Crée en fin d’année dernière à Francfort, la production des Puritains imaginée par Vincent Boussard
fait halte à Liège en cette fin de saison autour d’une distribution
remarquable, fort logiquement applaudie par un public enthousiaste
pendant toute la soirée – et ce malgré les presque quatre heures de
spectacle, avec un entracte, requis pour cette version donnée en
intégralité. Les interprètes trouvent dans la mise en scène un écrin
d’une remarquable pertinence, Boussard ayant la bonne idée de centrer
l’action autour d’Elvira, qui semble revivre les événements qui l’ont
conduit à la folie, errant comme un fantôme hagard et inquiet dans les
ruines d’un théâtre en rénovation. Pour autant, la fin de l’ouvrage
laisse entrevoir une autre perspective lorsque les interprètes tournent
le dos à la salle pour se faire applaudir par le choeur – théâtre dans
le théâtre, puis double sombre de l’héroïne viennent ainsi enrichir une
action trop souvent statique, imprimant une atmosphère mystérieuse et
fantastique du plus bel effet. On retrouve par ailleurs le goût habituel
du Français pour une esthétique chic, incarnée notamment par les
superbes costumes d’époque de Christian Lacroix, mais
toujours utilisée avec parcimonie. On pourra bien entendu regretter le
grotesque coup de théâtre final, inutile tant ce qui précédait pouvait
suffire, mais qui ne gâche cependant pas le plaisir d’une très belle
soirée.
Le plateau vocal réuni comble en effet bien au-delà des attentes, autant
par son très bon niveau homogène que par l’engagement des interprètes
pour répondre à l’énergie bouillonnante de la fosse : Speranza Scappucci
n’a pas son pareil pour imprimer une énergie revigorante, toujours
attentive à la narration, à laquelle ne manque que certains détails
révélés dans les verticalités, un rien trop “franches”. La directrice
musicale de l’Opéra royal de Wallonie-Liège doit aussi prendre garde à
ne pas couvrir ses chanteurs dans les grands ensembles. Quoi qu’il en
soit, ces quelques réserves n’empêchent pas le plateau de s’affirmer,
tout particulièrement le superbe Arturo de Lawrence Brownlee.

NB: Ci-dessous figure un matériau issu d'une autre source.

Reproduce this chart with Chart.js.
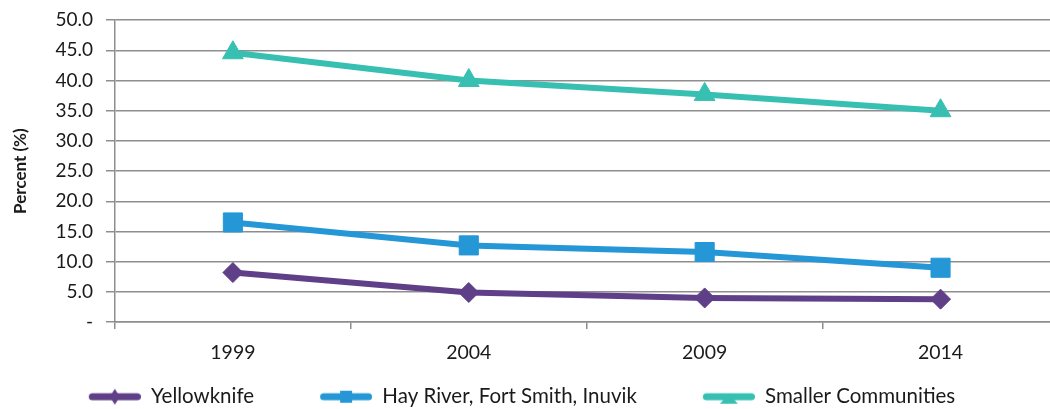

Son aisance technique confondante sur toute la tessiture, comme ses
aigus aériens, rappellent le jeune Michael Spyres, mais sans les
qualités interprétatives de ce dernier. C’est en ce domaine que Brownlee
doit encore progresser pour dépasser le seul éclat vocal, aussi
brillant soit-il. Zuzana Marková (Elvira) est plus
convaincante en ce domaine, faisant valoir des nuances d’interprétation
dans le médium ou les pianissimi, admirablement maitrisés. L’aigu manque
parfois de chair et de puissance, surtout dans les ensembles, mais
n’empêche pas la jeune soprano tchèque de réussir ses débuts ici. Plus
habitué des lieux, Mario Cassi (Riccardo) se distingue par son assurance et ses beaux phrasés, tandis que Luca Dall’Amico
(Sir Giorgio) est au niveau de ses partenaires, et ce malgré un léger
vibrato et un timbre assez ingrat. On notera enfin les belles
prestations d’Alexise Yerna (Erichetta di Francia), qui maitrise bien sa voix puissante, tout comme du choeur local, bien préparé.